I have to tell you about one of my projects.
I've been wanting to tackle this for a decade, it seems. But life tends to get in the way of good intentions, doesn't it?
My county has a great history. I think most do, but ours is a true wild west legacy. For many years, Lincoln County, Idaho was the end of the rail line, home of the coldest beer in the west and filled with the stories that only a town populated by miners, railroad men and ranchers can tell. I've lived here about 20 years now and I've always been fascinated by this place. Consequently, I've wanted to share those stories.
As I said, life got in the way. Kids, family and responsibilities make it hard find time for a labor of love. But my children can all feed themselves now and two of the three can drive, so my time is becoming more of my own. It's time for me to start collecting and sharing those stories that have been collecting in Lincoln County dust for far too long.
I decided last spring to start with the stories of the dairy producers, farmers and ranchers who built this area. The original goal was to collect a few stories from area dairy families and share them at an open house at our local historical museum. We had planned to do this during June, Dairy Month. Then, each quarter, we'd focus on a different commodity group.

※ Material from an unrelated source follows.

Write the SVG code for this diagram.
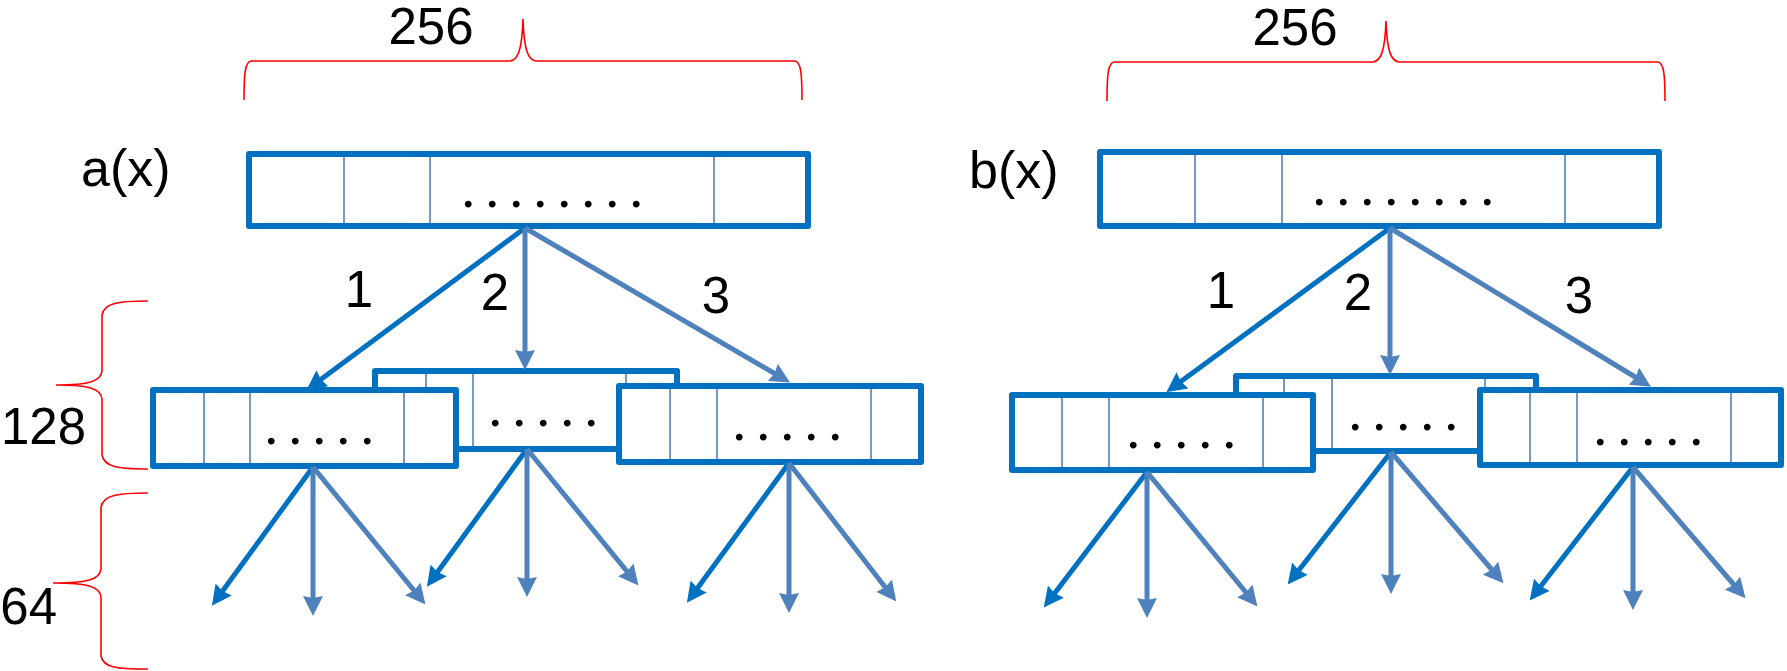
<svg xmlns="http://www.w3.org/2000/svg" width="1787" height="671" viewBox="0 0 1787 671">
  <style>
    .box { fill: #FFFFFF; stroke: #0070C0; stroke-width: 6; stroke-linejoin: round; }
    .div { stroke: #4F81BD; stroke-width: 1.6; }
    .dots { font-family: "Liberation Serif", "Times New Roman", serif; font-size: 58px; letter-spacing: -2.5px; fill: #000000; text-anchor: middle; }
    .lbl { font-family: "Liberation Sans", Arial, sans-serif; font-size: 51px; fill: #000000; }
    .mid { text-anchor: middle; }
    .end { text-anchor: end; }
    .brace { fill: none; stroke: #FF0000; stroke-width: 1.6; }
    .a1 { stroke: #0070C0; stroke-width: 5; fill: none; marker-end: url(#headDark); }
    .a2 { stroke: #4F81BD; stroke-width: 5; fill: none; marker-end: url(#headSteel); }
  </style>
  <defs>
    <marker id="headDark" markerUnits="userSpaceOnUse" markerWidth="20" markerHeight="20" refX="13" refY="10" orient="auto" viewBox="0 0 20 20">
      <path d="M0,0 L20,10 L0,20 L2,10 z" fill="#0070C0"/>
    </marker>
    <marker id="headSteel" markerUnits="userSpaceOnUse" markerWidth="20" markerHeight="20" refX="13" refY="10" orient="auto" viewBox="0 0 20 20">
      <path d="M0,0 L20,10 L0,20 L2,10 z" fill="#4F81BD"/>
    </marker>
  </defs>

  <rect width="1787" height="671" fill="#FFFFFF"/>

  <!-- size braces and their labels -->
  <g id="brace-top-a">
    <path class="brace" d="M244,100 C244,74 245,62 251,61 L510,61 C518,60 522,50 523,19 C524,50 528,60 536,61 L795,61 C801,62 802,74 802,100"/>
    <text class="lbl mid" x="431" y="44">256</text>
  </g>
  <g id="brace-top-b">
    <path class="brace" d="M1107,101 C1107,75 1108,63 1114,62 L1373,62 C1381,61 1385,51 1386,21 C1387,51 1391,61 1399,62 L1658,62 C1664,63 1665,75 1665,101"/>
    <text class="lbl mid" x="1295" y="45">256</text>
  </g>
  <g id="brace-128">
    <path class="brace" d="M148,301 C118,301 104,303 102,315 L102,371 C101,381 90,385 56,385 C90,385 101,389 102,399 L102,455 C104,467 118,469 148,469"/>
    <text class="lbl end" x="86" y="444">128</text>
  </g>
  <g id="brace-64">
    <path class="brace" d="M148,493 C118,493 103,495 101,507 L101,569 C100,579 89,583 53,583 C89,583 100,587 101,597 L101,656 C103,668 118,669 148,669"/>
    <text class="lbl end" x="57" y="624">64</text>
  </g>

  <!-- polynomial labels -->
  <text id="label-a" class="lbl" x="81" y="186" style="font-size:52px">a(x)</text>
  <text id="label-b" class="lbl" x="969" y="188" style="font-size:52px">b(x)</text>

  <!-- top-level buffers -->
  <g id="buf-a">
    <rect class="box" x="249" y="154" width="559" height="72"/>
    <line class="div" x1="344" y1="157" x2="344" y2="223"/>
    <line class="div" x1="430" y1="157" x2="430" y2="223"/>
    <line class="div" x1="714" y1="157" x2="714" y2="223"/>
    <text class="dots" x="551" y="207">. . . . . . . .</text>
  </g>
  <g id="buf-b">
    <rect class="box" x="1100" y="152" width="559" height="74"/>
    <line class="div" x1="1195" y1="155" x2="1195" y2="223"/>
    <line class="div" x1="1282" y1="155" x2="1282" y2="223"/>
    <line class="div" x1="1565" y1="155" x2="1565" y2="223"/>
    <text class="dots" x="1402" y="205">. . . . . . . .</text>
  </g>

  <!-- second-level buffers, middle ones sit behind -->
  <g id="buf-a2">
    <rect class="box" x="375" y="371" width="302" height="78"/>
    <line class="div" x1="426" y1="374" x2="426" y2="446"/>
    <line class="div" x1="473" y1="374" x2="473" y2="446"/>
    <line class="div" x1="626" y1="374" x2="626" y2="446"/>
    <text class="dots" x="542" y="426">. . . . .</text>
  </g>
  <g id="buf-a1">
    <rect class="box" x="153" y="390" width="303" height="76"/>
    <line class="div" x1="204" y1="393" x2="204" y2="463"/>
    <line class="div" x1="250" y1="393" x2="250" y2="463"/>
    <line class="div" x1="404" y1="393" x2="404" y2="463"/>
    <text class="dots" x="318" y="444">. . . . .</text>
  </g>
  <g id="buf-a3">
    <rect class="box" x="619" y="386" width="302" height="76"/>
    <line class="div" x1="670" y1="389" x2="670" y2="459"/>
    <line class="div" x1="717" y1="389" x2="717" y2="459"/>
    <line class="div" x1="871" y1="389" x2="871" y2="459"/>
    <text class="dots" x="786" y="440">. . . . .</text>
  </g>

  <g id="buf-b2">
    <rect class="box" x="1236" y="376" width="300" height="75"/>
    <line class="div" x1="1284" y1="379" x2="1284" y2="448"/>
    <line class="div" x1="1332" y1="379" x2="1332" y2="448"/>
    <line class="div" x1="1485" y1="379" x2="1485" y2="448"/>
    <text class="dots" x="1402" y="430">. . . . .</text>
  </g>
  <g id="buf-b1">
    <rect class="box" x="1012" y="395" width="301" height="75"/>
    <line class="div" x1="1062" y1="398" x2="1062" y2="467"/>
    <line class="div" x1="1109" y1="398" x2="1109" y2="467"/>
    <line class="div" x1="1263" y1="398" x2="1263" y2="467"/>
    <text class="dots" x="1180" y="448">. . . . .</text>
  </g>
  <g id="buf-b3">
    <rect class="box" x="1480" y="390" width="301" height="75"/>
    <line class="div" x1="1530" y1="393" x2="1530" y2="462"/>
    <line class="div" x1="1577" y1="393" x2="1577" y2="462"/>
    <line class="div" x1="1731" y1="393" x2="1731" y2="462"/>
    <text class="dots" x="1647" y="445">. . . . .</text>
  </g>

  <!-- branch numbers -->
  <g id="branch-labels">
    <text class="lbl mid" x="359" y="307">1</text>
    <text class="lbl mid" x="495" y="310">2</text>
    <text class="lbl mid" x="716" y="313">3</text>
    <text class="lbl mid" x="1221" y="308">1</text>
    <text class="lbl mid" x="1358" y="310">2</text>
    <text class="lbl mid" x="1579" y="313">3</text>
  </g>

  <!-- connectors -->
  <g id="connectors">
    <!-- a(x) split -->
    <line class="a1" x1="525" y1="228" x2="312" y2="386"/>
    <line class="a2" x1="525" y1="228" x2="525" y2="363"/>
    <line class="a2" x1="525" y1="228" x2="784" y2="379"/>
    <!-- b(x) split -->
    <line class="a1" x1="1390" y1="228" x2="1172" y2="388"/>
    <line class="a2" x1="1390" y1="228" x2="1390" y2="368"/>
    <line class="a2" x1="1390" y1="228" x2="1645" y2="383"/>

    <!-- third level, a side -->
    <line class="a1" x1="313" y1="467" x2="216" y2="600"/>
    <line class="a2" x1="313" y1="467" x2="313" y2="609"/>
    <line class="a2" x1="313" y1="467" x2="421" y2="599"/>
    <line class="a1" x1="527" y1="449" x2="431" y2="581"/>
    <line class="a2" x1="527" y1="449" x2="527" y2="590"/>
    <line class="a2" x1="527" y1="449" x2="634" y2="580"/>
    <line class="a1" x1="789" y1="463" x2="691" y2="597"/>
    <line class="a2" x1="789" y1="463" x2="789" y2="606"/>
    <line class="a2" x1="789" y1="463" x2="892" y2="596"/>

    <!-- third level, b side -->
    <line class="a1" x1="1147" y1="472" x2="1048" y2="602"/>
    <line class="a2" x1="1147" y1="472" x2="1147" y2="611"/>
    <line class="a2" x1="1147" y1="472" x2="1253" y2="601"/>
    <line class="a1" x1="1391" y1="452" x2="1292" y2="579"/>
    <line class="a2" x1="1391" y1="452" x2="1391" y2="587"/>
    <line class="a2" x1="1391" y1="452" x2="1499" y2="578"/>
    <line class="a1" x1="1633" y1="467" x2="1534" y2="595"/>
    <line class="a2" x1="1633" y1="467" x2="1633" y2="603"/>
    <line class="a2" x1="1633" y1="467" x2="1741" y2="593"/>
  </g>
</svg>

Let me tell you: This little project got really big right away! Once farm families heard what we were hoping to do, the calls came in with photos and pictures and ideas. While I had wanted to do this on my own, it was clear I would need a team of people to help. So museum volunteers started scanning old newspaper articles for farm news. A friend volunteered to start collecting stories. And we started to work.

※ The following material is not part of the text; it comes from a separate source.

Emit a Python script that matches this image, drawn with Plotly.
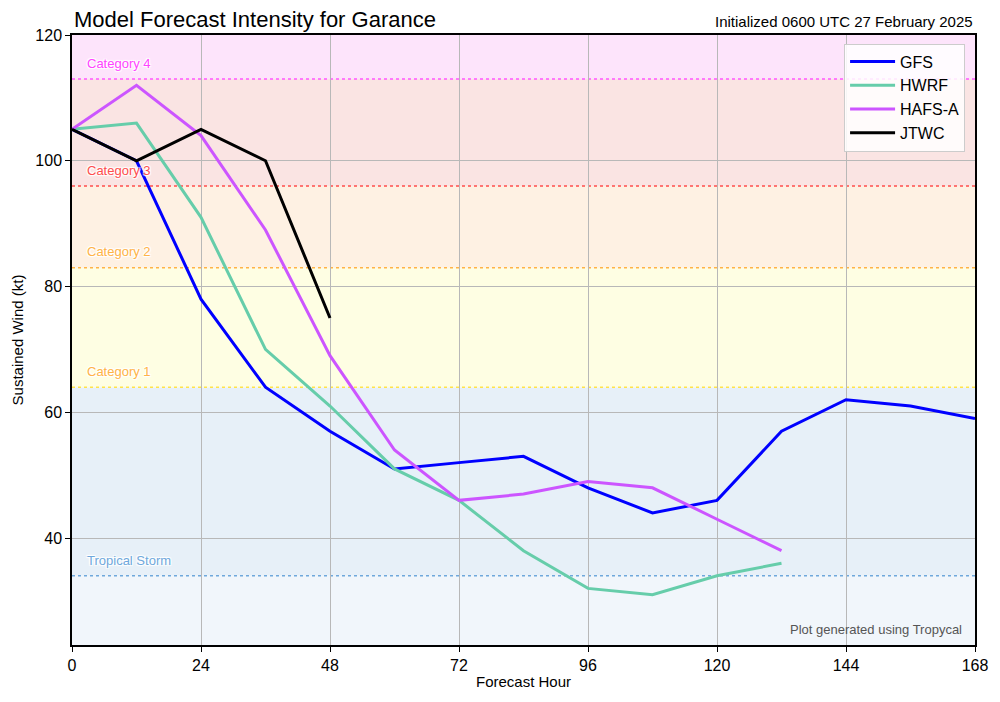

Our original plan didn't turn out the way we planned. Due to some technical problems our open house didn't happen in June so we've rescheduled it for November. We'll do a multi-media presentation with a few stories and photos and video. Then, we'll hear from a couple of area dairy producers who will talk about why and how their family settled here. Plus, we've asked local dairy families to bring their favorite dish so we'll serve some great food and ice cold milk.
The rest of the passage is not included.